Corporate greed and ambition combine to cover up an accident that’s poisoning beef and dairy herds in the Midwest. This is sometimes mistakenly marketed as SF.
Western Chemicals makes a livestock feed additive called AD-KEM. Now they have a drain cleaner called SOL-KEM. Workers who bag it have to wear protective gear but that doesn’t stop some of them from getting rashes. One man gets himself transferred to a safer job after another falls into the substance and ends up in the infirmary.
The assistant plant manager, Roland Putney is more interested in getting a Vice Presidency of the company than dealing with any abnormalities of the substance. The difference in shipping the chemicals are the colors on the bags. AD-KEM’s stencil is black while SOL-KEM is red. The red stencil has run out but Putney says just to use the black and the product design will let everyone know the difference.
State Senator Greg Vincent has just been elected. He’s concerned about the ecology but no one listens to him. His college friend Wade Tobias tells him that he and other ranchers are having a lot of problems with their herds dying and no one knows why. One thing in common is they all use the same feed company…one that’s supplied by Western Chemical.
Gus Ferguson at the Bureau of Ecology Standards is burying a report about the incidences of dying cattle from biologist Dr.Julia Waters of Sloan University. Since Ferguson has ambitions he agrees to keep quiet after Streeter of the feed company and Putnery talk with him.
Greg teams up with Julia to investigate. They find out about the drain additive and then the mixing at the feed company that caused the incident. They’re afraid it could spread to humans who get their meat, eggs etc. from the animals that ingested the drain chemical. Now that they have all this evidence, what can they do with it? Greg manages to get a committee formed but its members are either new Senators with no connections or a couple on their way out.
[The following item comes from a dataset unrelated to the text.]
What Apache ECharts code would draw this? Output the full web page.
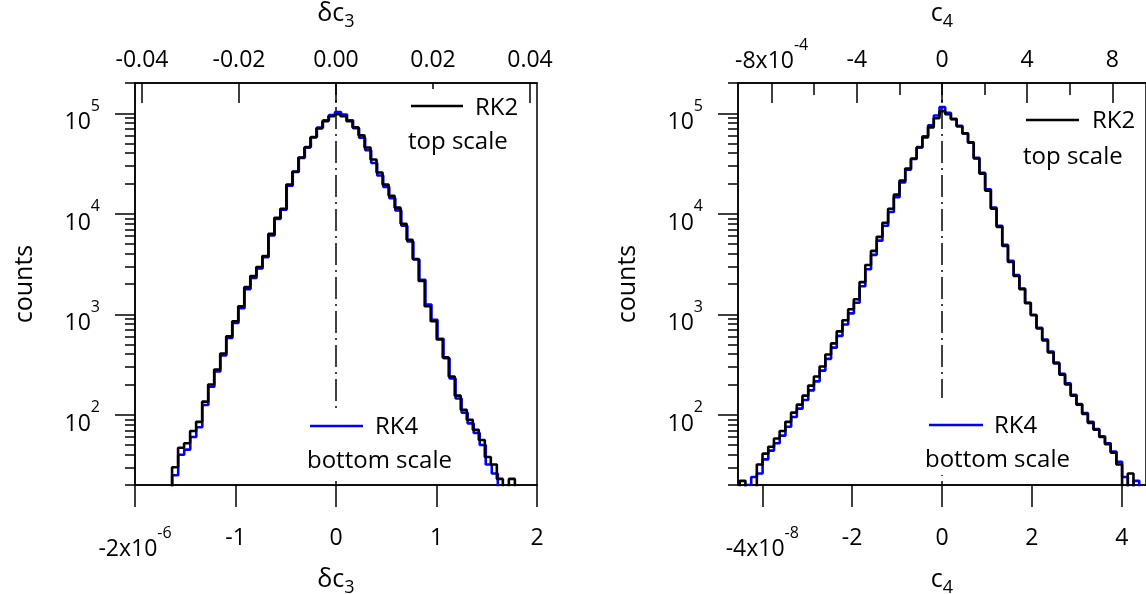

There’s no real excitement built up along the way to keep you hooked. A major flaw are the tossed in sex scenes that appear in what looks like a directive from somebody to add them because they somehow thought they would had some eroticism. Luckily they’re short but so unnecessary that it comes off as juvenile. The book had potential but just ambles along. The ending isn’t all that bad but it stretches credibility that one person in the cover up would do something really stupid. Then again even though it was written in 1981 it’s still timely.
What a peculiar-sounding book. I guess I can understand how it might get marketed as science fiction since AD-KEM and SOL-KEM seem like the sorts of things you’d see in a generic SF book about the evil corporation that rules the future, but … huh.
The genius publisher probably saw the word “chemicals” in the text and thought SF.